◆ SHORT EXERCISE ◆
Reproduce exactly the lines below, from the first one through the line containing "5, interval: 0.5", and omit any pictures.
^^^^^^^^^^^^^^^^
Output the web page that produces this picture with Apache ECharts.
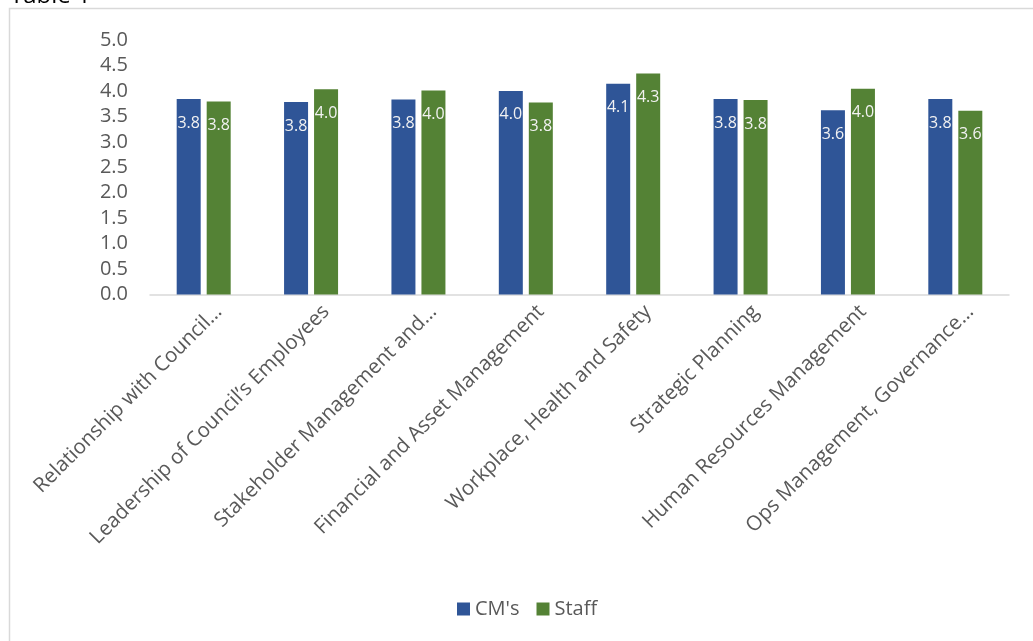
<!DOCTYPE html>
<html>
<head>
<meta charset="utf-8">
<script src="https://cdn.jsdelivr.net/npm/echarts@6/dist/echarts.min.js"></script>
<style>
html,body{margin:0;padding:0;background:#fff;}
#c{width:1033px;height:641px;}
</style>
</head>
<body>
<div id="c"></div>
<script>
const categories = [
  "Relationship with Council…",
  "Leadership of Council’s Employees",
  "Stakeholder Management and…",
  "Financial and Asset Management",
  "Workplace, Health and Safety",
  "Strategic Planning",
  "Human Resources Management",
  "Ops Management, Governance…"
];
const cmValues = [3.84, 3.78, 3.83, 4.00, 4.14, 3.84, 3.62, 3.84];
const staffValues = [3.79, 4.03, 4.01, 3.77, 4.34, 3.82, 4.04, 3.61];
const seriesNames = ["CM's", "Staff"];
const yTicks = { min: 0, max: 5, interval: 0.5 };

const FONT = '"Open Sans", sans-serif';
const chart = echarts.init(document.getElementById('c'), null, {renderer: 'canvas'});
const labelCfg = {
  show: true,
  position: 'insideTop',
  distance: 16,
  color: '#f2f2f2',
  fontSize: 16,
  fontFamily: FONT,
  formatter: p => p.value.toFixed(1)
};
chart.setOption({
  animation: false,
  backgroundColor: '#ffffff',
  textStyle: { fontFamily: FONT },
  graphic: [
    { type: 'rect', shape: { x: 9.5, y: 8.5, width: 1200, height: 1000 },
      style: { fill: 'none', stroke: '#d9d9d9', lineWidth: 1.5 }, silent: true },
    { type: 'text', x: 10, y: 8.5, z: 10,
      style: { text: 'Table 1', fontSize: 24, fontFamily: FONT, fill: '#000000', verticalAlign: 'bottom' } }
  ],
  grid: [
    { left: 150, right: 24, top: 40, bottom: 346.5, containLabel: false },
    { left: 165, right: 9, top: 40, bottom: 346.5, containLabel: false }
  ],
  legend: {
    data: seriesNames,
    left: 452, top: 594,
    itemWidth: 13, itemHeight: 13, itemGap: 17,
    icon: 'rect',
    textStyle: { fontSize: 20, color: '#595959', fontFamily: FONT }
  },
  xAxis: [
    {
      type: 'category',
      gridIndex: 0,
      data: categories,
      axisLine: { lineStyle: { color: '#d9d9d9', width: 1.5 } },
      axisTick: { show: false },
      axisLabel: { show: false }
    },
    {
      type: 'category',
      gridIndex: 1,
      data: categories,
      axisLine: { show: false },
      axisTick: { show: false },
      splitLine: { show: false },
      axisLabel: { rotate: 45, interval: 0, fontSize: 20.5, color: '#595959', fontFamily: FONT, margin: 14 }
    }
  ],
  yAxis: [
    {
      type: 'value',
      gridIndex: 0,
      min: yTicks.min, max: yTicks.max, interval: yTicks.interval,
      axisLine: { show: false },
      axisTick: { show: false },
      splitLine: { show: false },
      axisLabel: { fontSize: 20, color: '#595959', fontFamily: FONT, margin: 22, formatter: v => v.toFixed(1) }
    },
    {
      type: 'value',
      gridIndex: 1,
      min: yTicks.min, max: yTicks.max, interval: yTicks.interval,
      show: false
    }
  ],
  series: [
    { name: seriesNames[0], type: 'bar', data: cmValues, barWidth: 24, barGap: '25%',
      xAxisIndex: 0, yAxisIndex: 0,
      itemStyle: { color: '#2F5597' }, label: labelCfg },
    { name: seriesNames[1], type: 'bar', data: staffValues, barWidth: 24,
      xAxisIndex: 0, yAxisIndex: 0,
      itemStyle: { color: '#548235' }, label: labelCfg }
  ]
});
</script>
</body>
</html>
^^^^^^^^^^^^^^^^
◆ WRITTEN SOLUTION ◆
Output the web page that produces this picture with Apache ECharts.
<!DOCTYPE html>
<html>
<head>
<meta charset="utf-8">
<script src="https://cdn.jsdelivr.net/npm/echarts@6/dist/echarts.min.js"></script>
<style>
html,body{margin:0;padding:0;background:#fff;}
#c{width:1033px;height:641px;}
</style>
</head>
<body>
<div id="c"></div>
<script>
const categories = [
  "Relationship with Council…",
  "Leadership of Council’s Employees",
  "Stakeholder Management and…",
  "Financial and Asset Management",
  "Workplace, Health and Safety",
  "Strategic Planning",
  "Human Resources Management",
  "Ops Management, Governance…"
];
const cmValues = [3.84, 3.78, 3.83, 4.00, 4.14, 3.84, 3.62, 3.84];
const staffValues = [3.79, 4.03, 4.01, 3.77, 4.34, 3.82, 4.04, 3.61];
const seriesNames = ["CM's", "Staff"];
const yTicks = { min: 0, max: 5, interval: 0.5 };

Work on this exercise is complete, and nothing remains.